++++ Dataset ++++
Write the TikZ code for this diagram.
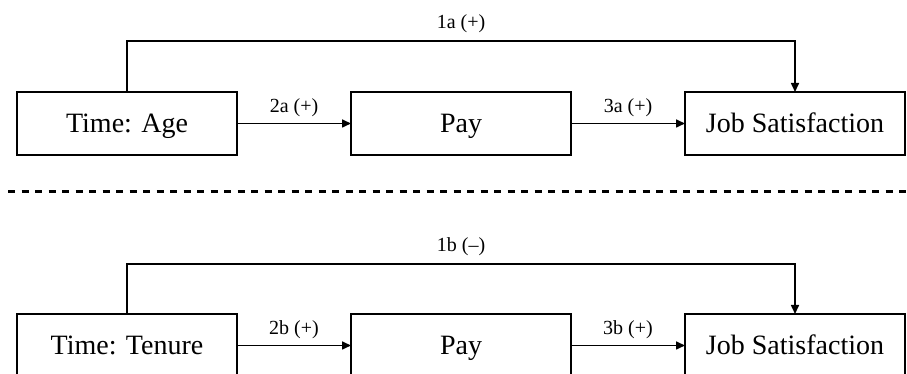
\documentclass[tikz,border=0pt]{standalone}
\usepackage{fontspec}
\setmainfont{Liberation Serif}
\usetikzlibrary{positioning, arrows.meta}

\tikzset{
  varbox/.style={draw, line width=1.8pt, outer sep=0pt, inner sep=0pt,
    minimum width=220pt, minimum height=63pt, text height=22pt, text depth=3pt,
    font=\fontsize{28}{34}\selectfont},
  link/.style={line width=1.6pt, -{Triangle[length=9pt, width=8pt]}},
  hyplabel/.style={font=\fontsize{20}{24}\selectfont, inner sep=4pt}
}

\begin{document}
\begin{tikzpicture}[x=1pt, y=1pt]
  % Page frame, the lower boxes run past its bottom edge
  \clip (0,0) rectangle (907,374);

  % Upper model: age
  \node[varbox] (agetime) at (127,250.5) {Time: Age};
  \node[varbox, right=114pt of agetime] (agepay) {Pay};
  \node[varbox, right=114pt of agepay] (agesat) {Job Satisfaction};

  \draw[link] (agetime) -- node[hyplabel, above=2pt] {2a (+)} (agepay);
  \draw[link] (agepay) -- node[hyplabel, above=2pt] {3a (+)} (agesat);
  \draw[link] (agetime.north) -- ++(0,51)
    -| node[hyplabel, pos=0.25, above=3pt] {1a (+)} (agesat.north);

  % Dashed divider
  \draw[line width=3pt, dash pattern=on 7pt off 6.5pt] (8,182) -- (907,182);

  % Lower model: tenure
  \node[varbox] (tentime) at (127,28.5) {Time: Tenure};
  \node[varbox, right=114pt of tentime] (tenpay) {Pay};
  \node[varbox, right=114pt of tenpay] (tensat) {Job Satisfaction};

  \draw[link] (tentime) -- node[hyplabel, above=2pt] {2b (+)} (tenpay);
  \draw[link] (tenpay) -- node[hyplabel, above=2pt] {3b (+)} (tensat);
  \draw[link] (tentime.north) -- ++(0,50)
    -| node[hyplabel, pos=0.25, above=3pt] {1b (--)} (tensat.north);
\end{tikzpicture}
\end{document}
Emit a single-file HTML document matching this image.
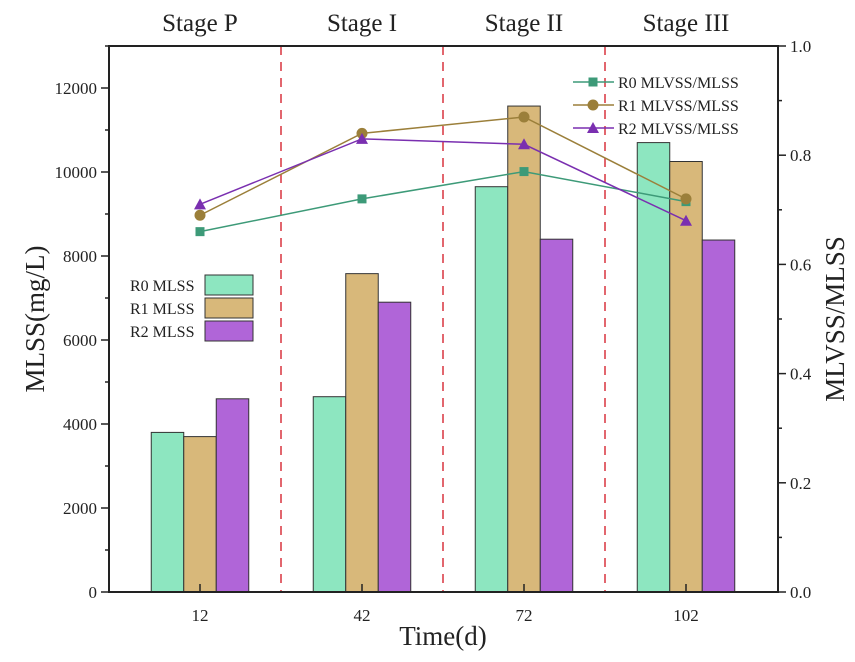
++++
> _What is required_: Omit the pictures and reproduce the listing exactly.

> _Task answer_:
Write the TikZ code for this diagram.
\documentclass[tikz,border=0pt]{standalone}
\usepackage{fontspec}
\setmainfont{Liberation Serif}
\usetikzlibrary{positioning, arrows.meta}

\tikzset{
  varbox/.style={draw, line width=1.8pt, outer sep=0pt, inner sep=0pt,
    minimum width=220pt, minimum height=63pt, text height=22pt, text depth=3pt,
    font=\fontsize{28}{34}\selectfont},
  link/.style={line width=1.6pt, -{Triangle[length=9pt, width=8pt]}},
  hyplabel/.style={font=\fontsize{20}{24}\selectfont, inner sep=4pt}
}

\begin{document}
\begin{tikzpicture}[x=1pt, y=1pt]
  % Page frame, the lower boxes run past its bottom edge
  \clip (0,0) rectangle (907,374);

  % Upper model: age
  \node[varbox] (agetime) at (127,250.5) {Time: Age};
  \node[varbox, right=114pt of agetime] (agepay) {Pay};
  \node[varbox, right=114pt of agepay] (agesat) {Job Satisfaction};

  \draw[link] (agetime) -- node[hyplabel, above=2pt] {2a (+)} (agepay);
  \draw[link] (agepay) -- node[hyplabel, above=2pt] {3a (+)} (agesat);
  \draw[link] (agetime.north) -- ++(0,51)
    -| node[hyplabel, pos=0.25, above=3pt] {1a (+)} (agesat.north);

  % Dashed divider
  \draw[line width=3pt, dash pattern=on 7pt off 6.5pt] (8,182) -- (907,182);

  % Lower model: tenure
  \node[varbox] (tentime) at (127,28.5) {Time: Tenure};
  \node[varbox, right=114pt of tentime] (tenpay) {Pay};
  \node[varbox, right=114pt of tenpay] (tensat) {Job Satisfaction};

  \draw[link] (tentime) -- node[hyplabel, above=2pt] {2b (+)} (tenpay);
  \draw[link] (tenpay) -- node[hyplabel, above=2pt] {3b (+)} (tensat);
  \draw[link] (tentime.north) -- ++(0,50)
    -| node[hyplabel, pos=0.25, above=3pt] {1b (--)} (tensat.north);
\end{tikzpicture}
\end{document}
Emit a single-file HTML document matching this image.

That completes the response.